Limitations & Future Work¶

Strong dependence on 3D-GS reconstruction quality and speed: Each scene requires 10,000 3D-GS iterations + SAM rendering inference (SAM at only 0.35 fps), making the pipeline heavy and difficult to scale to real-time or large outdoor scenes.
Lower oAcc: Performance on large classes (wall/floor/ceiling) lags behind clustering methods, indicating a lack of global consistency on large areas, possibly due to over-segmentation.
Hyperparameter sensitivity: View count, angle intervals, and Scale Gate require tuning per dataset, lacking an adaptive mechanism; the paper acknowledges Scale Gate requires manual adjustment per scene.
Indoor only: Validation was limited to indoor S3DIS / ScanNet; outdoor, dynamic, or large-scale outdoor scenes were not tested.

vs.
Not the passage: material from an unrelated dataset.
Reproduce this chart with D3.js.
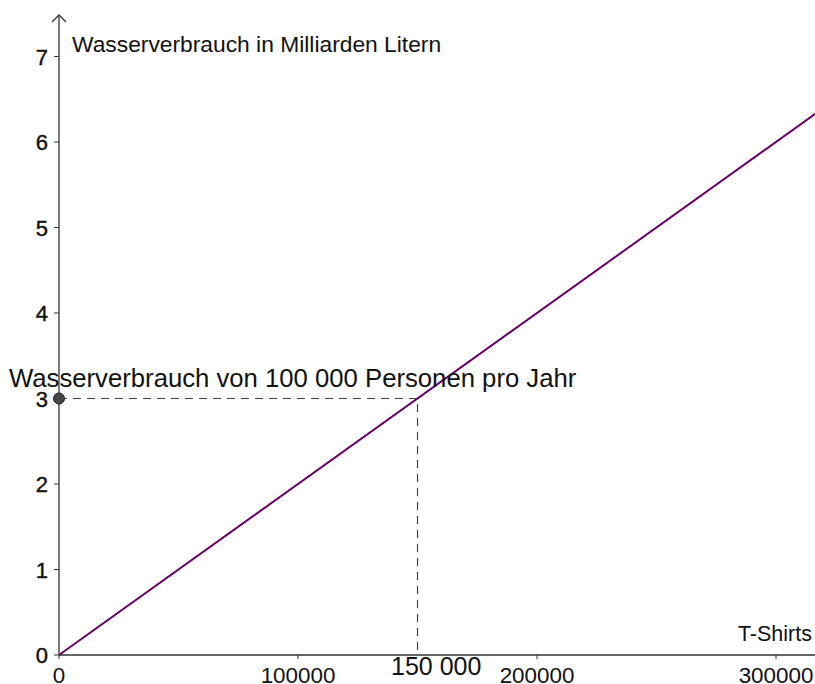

LogoSP / GrowSP (Clustering-based): These rely on local geometric similarity for superpoint merging, failing to distinguish geometrically similar but semantically different objects. PointGS introduces SAM semantic priors, performing better on small and near-planar objects (higher mIoU/mAcc) at the cost of a heavier pipeline and slightly lower oAcc for large classes.
vs. PointDC / P2P / Segment3D (2D Prior-based): These methods use 2D models directly on sparse projections, suffering from projection overlap and semantic confusion during back-projection. PointGS transforms discrete points into continuous Gaussians to eliminate projection ambiguity at the source, without complex 2D-3D alignment or extra 3D pre-training.
vs. SAGA / GARField (Scale-aware features): Borrowed their scale-gated affinity features but transformed a "user-prompted segmentation" scenario into fully automatic unsupervised segmentation—using autonomous SAM masks instead of user prompts and focusing on transferring semantics back to original point clouds.

Rating¶

Novelty: ⭐⭐⭐⭐ Using 3D-GS as a discrete-continuous bridge to solve projection semantic confusion is a novel perspective, though components (3D-GS, SAGA, SAM, ICP) are largely existing techniques.
Experimental Thoroughness: ⭐⭐⭐⭐ Two benchmarks + modular ablation + hyperparameter sensitivity analysis are comprehensive, though limited to indoor scenes and SOTA gains on ScanNet are only +0.9.
Writing Quality: ⭐⭐⭐⭐ Clear three-step pipeline description, intuitive diagrams; technical formulas rely on the appendix.
Value: ⭐⭐⭐⭐ The "reconstruct as intermediate, then distill 2D foundation model" paradigm is insightful for sparse modalities; code is open-sourced.